The collection includes new translations of Tocqueville's works, including the first English translation of his Second Memoir, the original Memoir, a letter fragment considering pauperism in Normandy, and the ‘‘Pauperism in America’’ index to the Penitentiary Report.
Alexis de Tocqueville was one of the most important thinkers of the nineteenth century, and his thought continues to influence contemporary political and social discourse. In Memoirs on Pauperism and Other Writings, Christine Dunn Henderson brings all of Tocqueville’s writings on poverty together for the first time: a new translation of his original Memoir and the first English translation of his unfinished Second Memoir, as well as his letter considering pauperism in Normandy and the ‘‘Pauperism in America’’ appendix to his Penitentiary Report. By uniting these texts in a single volume, Henderson makes possible a deeper exploration of Tocqueville’s thought as it pertains to questions of inequality and public assistance. As Henderson shows in her introduction to this collection, Tocqueville provides no easy blueprint for fixing these problems, which remain pressing today. Still, Tocqueville’s writings speak eloquently about these issues, and his own unsuccessful struggle to find solutions remains both a spur to creative thinking today and a caution against attempting to find simplistic remedies.

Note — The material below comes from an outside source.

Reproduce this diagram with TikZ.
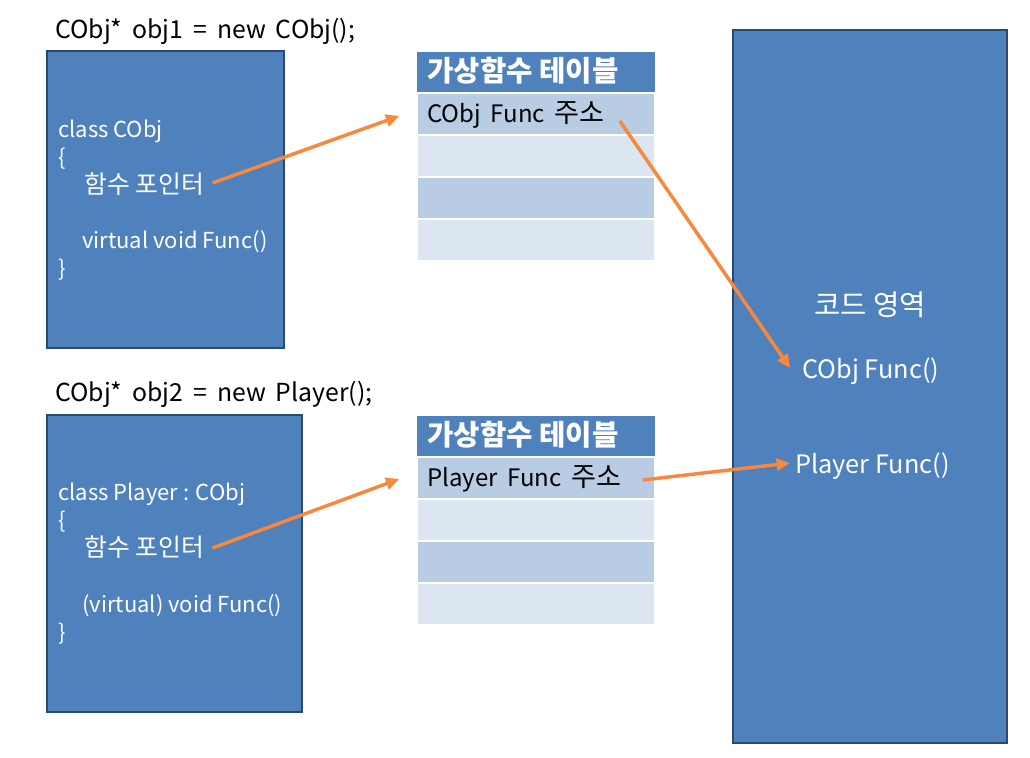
\documentclass[tikz,border=0pt]{standalone}
\usepackage{fontspec}
\setmainfont{Noto Sans CJK KR}
\newfontfamily\hg[Scale=1.13]{Noto Sans CJK KR}
\newfontfamily\capfont[WordSpace=2.5]{Noto Sans CJK KR}
\newfontfamily\cellfont[WordSpace=1.8]{Noto Sans CJK KR}
\usetikzlibrary{calc,arrows.meta}
\definecolor{boxblue}{HTML}{4F81BD}
\definecolor{boxedge}{HTML}{2C4770}
\definecolor{rowdark}{HTML}{B8CCE4}
\definecolor{rowlight}{HTML}{DCE6F1}
\definecolor{arrowor}{HTML}{F7883D}
\begin{document}
\begin{tikzpicture}[x=0.75pt,y=-0.75pt,
  classbox/.style={draw=boxedge, line width=1.5pt, fill=boxblue, inner sep=0pt},
  txt/.style={font=\fontsize{16.5}{20}\selectfont, inner sep=0pt, anchor=base west},
  captxt/.style={txt, font=\capfont\fontsize{18.6}{20}\selectfont},
  wtxt/.style={txt, text=white},
  hgtxt/.style={wtxt, font=\hg\fontsize{16.5}{20}\selectfont},
  celltxt/.style={txt, font=\cellfont\fontsize{18}{20}\selectfont},
  codetxt/.style={wtxt, font=\fontsize{19}{20}\selectfont},
  hdrcell/.style={fill=boxblue, inner sep=0pt, minimum width=238*0.75pt, minimum height=41*0.75pt},
  darkcell/.style={fill=rowdark, draw=white, line width=1.2pt, inner sep=0pt, minimum width=238*0.75pt, minimum height=42*0.75pt},
  lightcell/.style={darkcell, fill=rowlight},
  hdrtxt/.style={txt, text=white, font=\fontsize{21.5}{24}\selectfont\bfseries},
  ptr/.style={draw=arrowor, line width=2.6pt, -{Triangle[length=10pt,width=9pt]}}
]
\useasboundingbox (0,0) rectangle (1030,757);

% left class boxes
\node[classbox, minimum width=237*0.75pt, minimum height=297*0.75pt] (box1) at (165.5,199.5) {};
\node[classbox, minimum width=255*0.75pt, minimum height=297*0.75pt] (box2) at (174.5,563.5) {};
% code area
\node[classbox, minimum width=274*0.75pt, minimum height=713*0.75pt] (code) at (870,386.5) {};

% captions
\node[captxt] (cap1) at (55,38) {CObj* obj1 = new CObj();};
\node[captxt] (cap2) at (55,401) {CObj* obj2 = new Player();};

% class 1 text
\node[wtxt] (c1a) at (58,137) {class CObj};
\node[wtxt] (c1b) at (58,165) {\{};
\node[hgtxt] (ptr1) at (84,193) {함수 포인터};
\node[wtxt] (c1d) at (82,248) {virtual void Func()};
\node[wtxt] (c1e) at (58,276) {\}};

% class 2 text
\node[wtxt] (c2a) at (58,500) {class Player : CObj};
\node[wtxt] (c2b) at (58,528) {\{};
\node[hgtxt] (ptr2) at (84,556) {함수 포인터};
\node[wtxt] (c2d) at (82,612) {(virtual) void Func()};
\node[wtxt] (c2e) at (58,640) {\}};

% table 1
\node[hdrcell] (h1) at (536,72) {};
\node[darkcell] (r1a) at (536,114) {};
\node[lightcell] (r1b) at (536,156) {};
\node[darkcell] (r1c) at (536,198) {};
\node[lightcell] (r1d) at (536,240) {};
\node[hdrtxt] (h1t) at (427,81) {가상함수 테이블};
\node[celltxt] (addr1) at (427,122) {CObj Func {\hg 주소}};

% table 2
\node[hdrcell] (h2) at (536,436) {};
\node[darkcell] (r2a) at (536,478) {};
\node[lightcell] (r2b) at (536,520) {};
\node[darkcell] (r2c) at (536,562) {};
\node[lightcell] (r2d) at (536,604) {};
\node[hdrtxt] (h2t) at (427,445) {가상함수 테이블};
\node[celltxt] (addr2) at (427,486) {Player Func {\hg 주소}};

% code area texts
\node[codetxt, anchor=base, font=\hg\fontsize{19}{20}\selectfont] (area) at (870,315) {코드 영역};
\node[codetxt] (cfunc) at (802,378) {CObj Func()};
\node[codetxt] (pfunc) at (795,473) {Player Func()};

% arrows
\draw[ptr] ($(ptr1.base east)+(8,-10)$) -- ($(r1a.west)+(-17,2)$);
\draw[ptr] ($(addr1.base east)+(15,-1)$) -- ($(cfunc.base west)+(-12,-10)$);
\draw[ptr] ($(ptr2.base east)+(8,-8)$) -- ($(r2a.west)+(-17,1)$);
\draw[ptr] ($(addr2.base east)+(21,-6)$) -- ($(pfunc.base west)+(-5,-10)$);
\end{tikzpicture}
\end{document}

Memoirs on Pauperism and Other Writings allows us to study his sustained thought on pauperism, poverty assistance, governmental assistance programs, and social inequality in a new and deeper way. The insights in these works are important not only for what they tell us about Tocqueville but also for how they help us to think about contemporary social challenges. This collection will be essential not only to students and scholars of Tocqueville’s thought, nineteenth-century France, and political economy, but also to all those interested in the issues of public assistance, associative life, voluntary associations, and charities.